+++ Records provided +++

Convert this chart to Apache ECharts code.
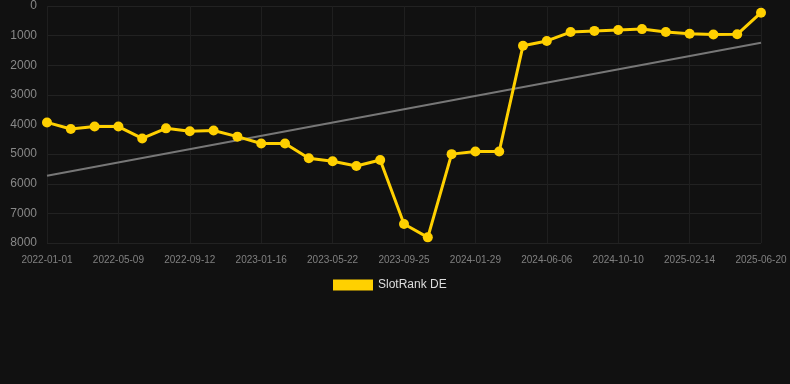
<!DOCTYPE html>
<html><head><meta charset="utf-8">
<script src="https://cdn.jsdelivr.net/npm/echarts@6/dist/echarts.min.js"></script>
<style>html,body{margin:0;padding:0;background:#111111;}#c{width:790px;height:384px;}</style>
</head><body><div id="c"></div>
<script>
const categories = ['2022-01-01','2022-02-13','2022-03-27','2022-05-09','2022-06-20','2022-08-01','2022-09-12','2022-10-24','2022-12-05','2023-01-16','2023-02-27','2023-04-10','2023-05-22','2023-07-03','2023-08-14','2023-09-25','2023-11-06','2023-12-18','2024-01-29','2024-03-12','2024-04-24','2024-06-06','2024-07-18','2024-08-29','2024-10-10','2024-11-21','2025-01-02','2025-02-14','2025-03-28','2025-05-09','2025-06-20'];
const rankDE = [3930,4150,4070,4070,4470,4130,4230,4200,4410,4640,4640,5140,5240,5400,5200,7360,7810,5000,4910,4910,1340,1180,880,840,810,780,880,935,965,955,225];
const trendDates = ['2022-01-01','2025-06-20'];
const trendValues = [5730,1240];
const yTicks = [0,1000,2000,3000,4000,5000,6000,7000,8000];

const chart = echarts.init(document.getElementById('c'), null, {renderer:'canvas'});
chart.setOption({
  backgroundColor:'#111111',
  animation:false,
  grid:{left:47,right:29,top:6,bottom:141,containLabel:false},
  legend:{top:274,left:328,itemWidth:40,itemHeight:11,itemGap:10,icon:'rect',
    textStyle:{color:'#dddddd',fontSize:12,fontFamily:'Arial, Liberation Sans, sans-serif'},
    data:[{name:'SlotRank DE'}]},
  xAxis:{type:'category',data:categories,boundaryGap:false,
    axisLine:{show:false},axisTick:{show:false},
    axisLabel:{interval:2,color:'#808080',fontSize:10,margin:12,fontFamily:'Arial, Liberation Sans, sans-serif'},
    splitLine:{show:true,interval:2,lineStyle:{color:'#1f1f1f',width:1}}},
  yAxis:{type:'value',inverse:true,min:yTicks[0],max:yTicks[yTicks.length-1],interval:1000,
    axisLine:{show:false},axisTick:{show:false},
    axisLabel:{color:'#888888',fontSize:12,margin:10,fontFamily:'Arial, Liberation Sans, sans-serif',formatter:v=>String(v)},
    splitLine:{lineStyle:{color:'#222222',width:1}}},
  series:[
    {name:'Trend',type:'line',data:trendDates.map((d,i)=>[d,trendValues[i]]),
     symbol:'none',lineStyle:{color:'#777777',width:2},itemStyle:{color:'#777777'},z:1,silent:true},
    {name:'SlotRank DE',type:'line',data:rankDE,symbol:'circle',symbolSize:10,
     lineStyle:{color:'#FFD000',width:3},itemStyle:{color:'#FFD000'},z:2}
  ]
});
</script></body></html>
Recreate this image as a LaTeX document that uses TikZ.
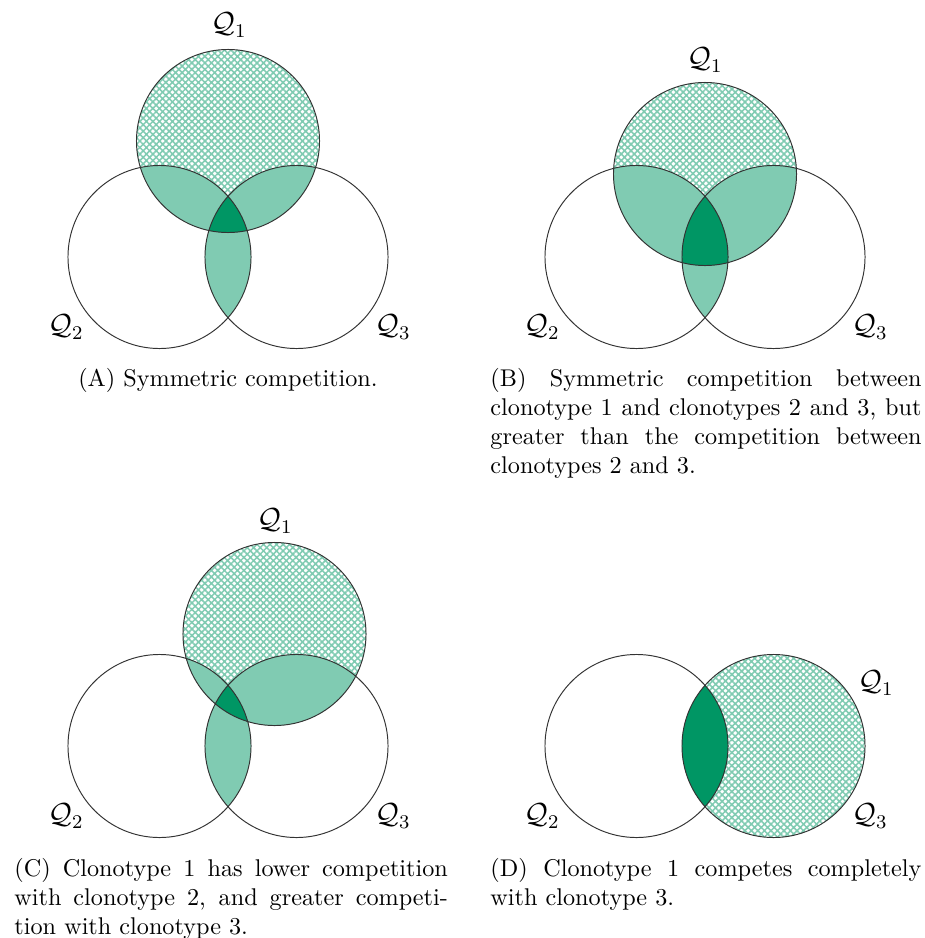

+++

Please take the lines from the beginning of the data above through the line holding "const yTicks = [0,1000,2000,3000,4000,5000,6000,7000,8000];" and transcribe them exactly, without any pictures.

__Response__
Convert this chart to Apache ECharts code.
<!DOCTYPE html>
<html><head><meta charset="utf-8">
<script src="https://cdn.jsdelivr.net/npm/echarts@6/dist/echarts.min.js"></script>
<style>html,body{margin:0;padding:0;background:#111111;}#c{width:790px;height:384px;}</style>
</head><body><div id="c"></div>
<script>
const categories = ['2022-01-01','2022-02-13','2022-03-27','2022-05-09','2022-06-20','2022-08-01','2022-09-12','2022-10-24','2022-12-05','2023-01-16','2023-02-27','2023-04-10','2023-05-22','2023-07-03','2023-08-14','2023-09-25','2023-11-06','2023-12-18','2024-01-29','2024-03-12','2024-04-24','2024-06-06','2024-07-18','2024-08-29','2024-10-10','2024-11-21','2025-01-02','2025-02-14','2025-03-28','2025-05-09','2025-06-20'];
const rankDE = [3930,4150,4070,4070,4470,4130,4230,4200,4410,4640,4640,5140,5240,5400,5200,7360,7810,5000,4910,4910,1340,1180,880,840,810,780,880,935,965,955,225];
const trendDates = ['2022-01-01','2025-06-20'];
const trendValues = [5730,1240];
const yTicks = [0,1000,2000,3000,4000,5000,6000,7000,8000];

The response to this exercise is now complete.